De quel poids considérable pèsera cette armada médiatique, aux mains de quelques-uns, toujours les mêmes, lorsqu’ils décideront de faire donner cette artillerie idéologique pour une cause politique ou une autre qui n’ira pas forcément dans le sens d’un élargissement de la démocratie.
Le tout-audiovisuel
Au sein même de l’Hexagone, à quand le rachat de nos grands titres de la presse nationale par des groupes étrangers ?
En effet, c’est un euphémisme de dire aujourd’hui que la presse quotidienne est en crise. Il suffit d’évoquer les mesures prises par les pouvoirs publics qui risquent d’asphyxier le pluralisme et de condamner bien des titres _ baisse des aides directes, augmentation des tarifs postaux, menaces sur le système de distribution. Par-dessus tout, l’orientation choisie en faveur du tout-audiovisuel s’avère particulièrement catastrophique en laminant l’intelligence et la culture de ce pays.

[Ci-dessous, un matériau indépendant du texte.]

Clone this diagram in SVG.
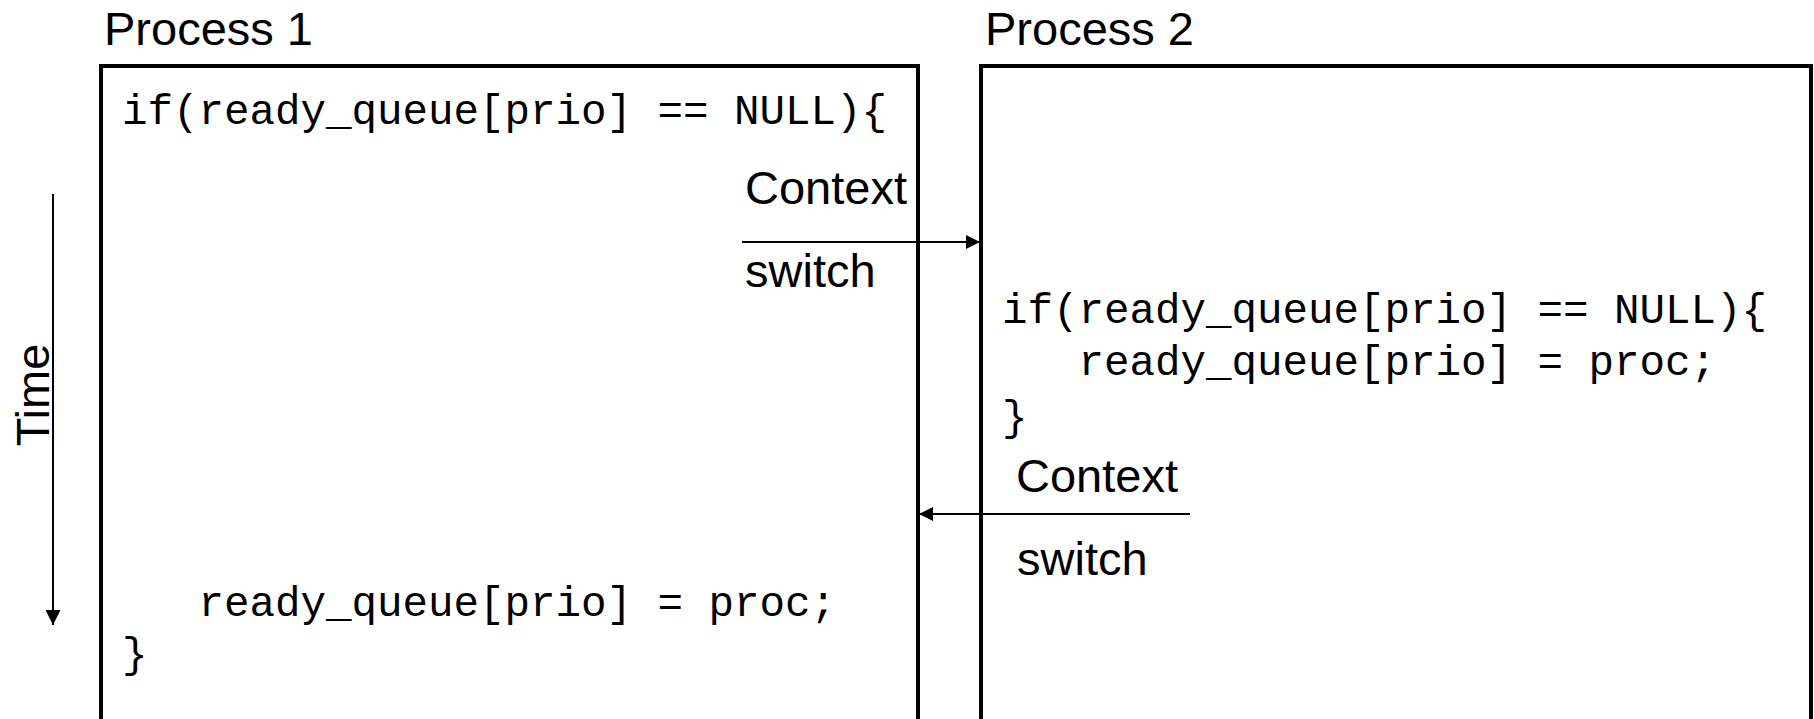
<svg xmlns="http://www.w3.org/2000/svg" width="1814" height="719" viewBox="0 0 1814 719">
  <defs>
    <marker id="head" viewBox="0 0 14 14" refX="14" refY="7" markerWidth="14" markerHeight="14" markerUnits="userSpaceOnUse" orient="auto">
      <path d="M0,0 L14,7 L0,14 Z" fill="#000"/>
    </marker>
    <marker id="headTime" viewBox="0 0 15 15" refX="15" refY="7.5" markerWidth="15" markerHeight="15" markerUnits="userSpaceOnUse" orient="auto">
      <path d="M0,0 L15,7.5 L0,15 Z" fill="#000"/>
    </marker>
  </defs>
  <style>
    .box { fill: #fff; stroke: #000; stroke-width: 4; }
    .label { font-family: "Liberation Sans", Arial, sans-serif; font-size: 47px; fill: #000; }
    .code { font-family: "Liberation Mono", "Courier New", monospace; font-size: 42.5px; fill: #000; white-space: pre; }
    .conn { stroke: #000; stroke-width: 2; fill: none; }
  </style>
  <rect width="1814" height="719" fill="#fff"/>

  <!-- time axis -->
  <g id="time-axis">
    <line class="conn" x1="53" y1="194" x2="53" y2="625" marker-end="url(#headTime)"/>
    <text class="label" text-anchor="middle" transform="translate(49,395) rotate(-90)">Time</text>
  </g>

  <!-- first process -->
  <g id="process1">
    <text class="label" x="104" y="45">Process 1</text>
    <rect class="box" x="101" y="66" width="817" height="700"/>
    <text class="code" x="122" y="124" xml:space="preserve">if(ready_queue[prio] == NULL){</text>
    <text class="code" x="122" y="616" xml:space="preserve">   ready_queue[prio] = proc;</text>
    <text class="code" x="122" y="667" xml:space="preserve">}</text>
  </g>

  <!-- second process -->
  <g id="process2">
    <text class="label" x="985" y="45">Process 2</text>
    <rect class="box" x="981" y="66" width="830" height="700"/>
    <text class="code" x="1002" y="323" xml:space="preserve">if(ready_queue[prio] == NULL){</text>
    <text class="code" x="1002" y="375" xml:space="preserve">   ready_queue[prio] = proc;</text>
    <text class="code" x="1002" y="430" xml:space="preserve">}</text>
  </g>

  <!-- context switches -->
  <g id="connectors">
    <g id="switch-to-p2">
      <line class="conn" x1="742" y1="242" x2="980" y2="242" marker-end="url(#head)"/>
      <text class="label" x="745" y="204">Context</text>
      <text class="label" x="745" y="287">switch</text>
    </g>
    <g id="switch-to-p1">
      <line class="conn" x1="1190" y1="514" x2="919" y2="514" marker-end="url(#head)"/>
      <text class="label" x="1016" y="492">Context</text>
      <text class="label" x="1017" y="575">switch</text>
    </g>
  </g>
</svg>
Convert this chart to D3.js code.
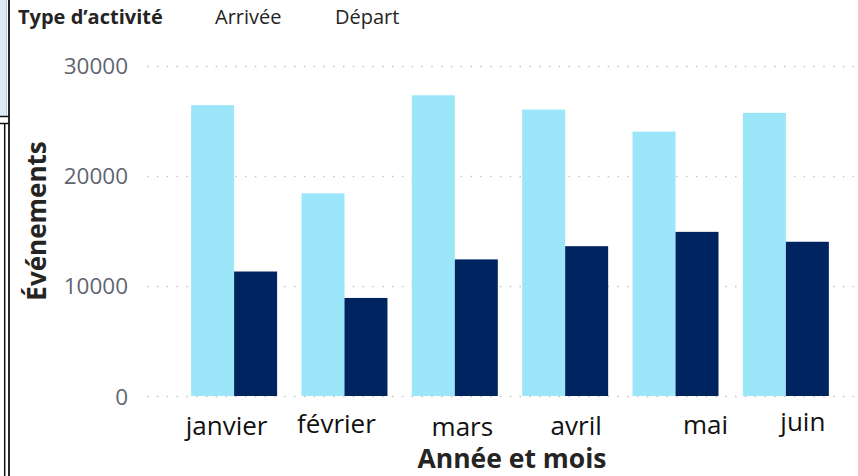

Cet état de fait nous amène à poser avec force la question urgente d’un véritable Ministère de la presse et de l’information capable d’assumer ses responsabilités dans cette période, où les enjeux dans le secteur des médias sont cruciaux. Devant les atermoiements du ministère de tutelle, comme c’était la règle sous les précédentes législatures, la création d’un authentique Ministère de la presse et de l’information, indépendant de celui de la Culture, s’impose comme un impératif à l’ordre du jour d’une actualité brûlante. Il en va de l’avenir de la France aussi bien que de celui de l’Europe.